Nunca fui abandonada pela minha família. Meu marido me levava ao parque para ver meus filhos andarem de bicicleta e de patins. Mesmo estando imobilizada, careca, feia e cheia de feridas, Roberto, meu grande amor, nunca me deixou sozinha. Ele cuidava de mim como ninguém, trabalhava igual a um doido para segurar as contas de casa e cuidava das nossas crianças pequenas.

Eu vivia à base de morfina. Meu médico, Dr. José Olympio Catão Bastos, decidiu me operar para tirar a dor alucinante que eu sentia. Ele afirmou, no entanto, que não tinha esperança de eu andar ou falar mais. Fiquei desesperada.

No dia 4 de agosto de 2010 eu estava pronta para ir ao centro cirúrgico e vi Roberto cabisbaixo. Entre suas pernas, em pé, sempre lindinha estava minha Isa. Ela era uma menininha linda, saudável e esperta. Na cirurgia o médico retirou um osso do meu quadril para reconstruir as vértebras esfareladas. Depois fixou com uma placa de metal atrás e colocou cinco parafusos na minha garganta. Depois de mais de oito horas de cirurgia, acordei na UTI e confesso que cheguei a procurar Deus, já que não estava sentindo dor. Me perguntava se tinha morrido.

Quando vi meus dois sobrinhos amados entrar na UTI, assim que acordei, perguntei pelos meus óculos. Para quem não iria mais falar, já estava até brigando querendo meus óculos! Resolvi dar uma volta pelo corredor do hospital, segurando os dois drenos – da perna e do pescoço. Dr. José Olympio havia sido chamado pelo auxiliar e foi correndo pensando que algo tinha dado errado. O cumprimentei. Lá estava eu andando e falando. Ele mal acreditou. Esse homem chorou ao me ver de pé e toda falante. Ele foi o meu grande anjo da guarda nessa vida e sou eternamente grata.

Fiquei de pé, em todos os sentidos que alguém pode se reerguer.

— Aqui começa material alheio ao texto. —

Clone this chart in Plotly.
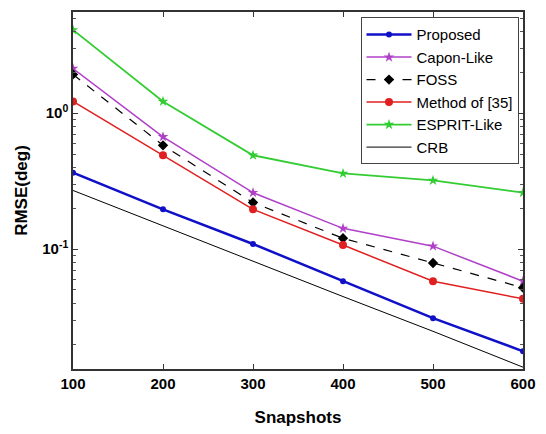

Nunca mais senti dor. Antes da cirurgia, em um dos momentos de maior aflição e dor, me tranquei no banheiro de casa e agradeci a Deus por cumprir o nosso acordo. Jamais reclamei ou me lamentei por nada que aconteceu comigo, sabia que nada tinha sido por acaso. Novamente bati um papo com Deus e pedi uma chance de voltar a andar. Prometi não desperdiçarum só dia da minha vida. E eis que recuperei todos os meus movimentos e também a minha vida.

Não me arrependo de nada que fiz e faria outras mil vezes novamente para proteger a minha filha. A Elis que viveu até o dia do acidente não existe mais. A deixei debaixo daquele carro. A Elis que nasceu naquele dia, não sei se é melhor ou pior, mas é uma pessoa diferente, que valoriza muito mais todas as coisas simples da vida. Vivo intensamente os meus dias. Me tornei professora e amo muito os meus alunos. Faço doces e bolos para vender, faço parte também de uma ONG que protege animais carentes, faço marmitas para doar a moradores de rua e sigo minha vida sempre agradecendo a oportunidade de renascer.

Minha Isa nunca mais teve problema de saúde. Ela se tornou uma pessoa maravilhosa, que me ensina todos os dias a amar. É realmente uma honra ser mãe e para salvá-la faria tudo de novo outras mil vezes sem nem pensar.

Hoje estou com 43 anos e vivo plenamente bem, sem dor nem grandes sequelas. Sigo casada com meu amado Roberto, meu companheiro de vida e meu grande amor. É lindo poder estar bem e assistir nossos filhos voarem e conquistarem seus sonhos. E, pelo visto, Roberto e eu ficaremos juntos até bem velhinhos. Essa foi a promessa de vida que fizemos um ao outro e vamos cumprir.”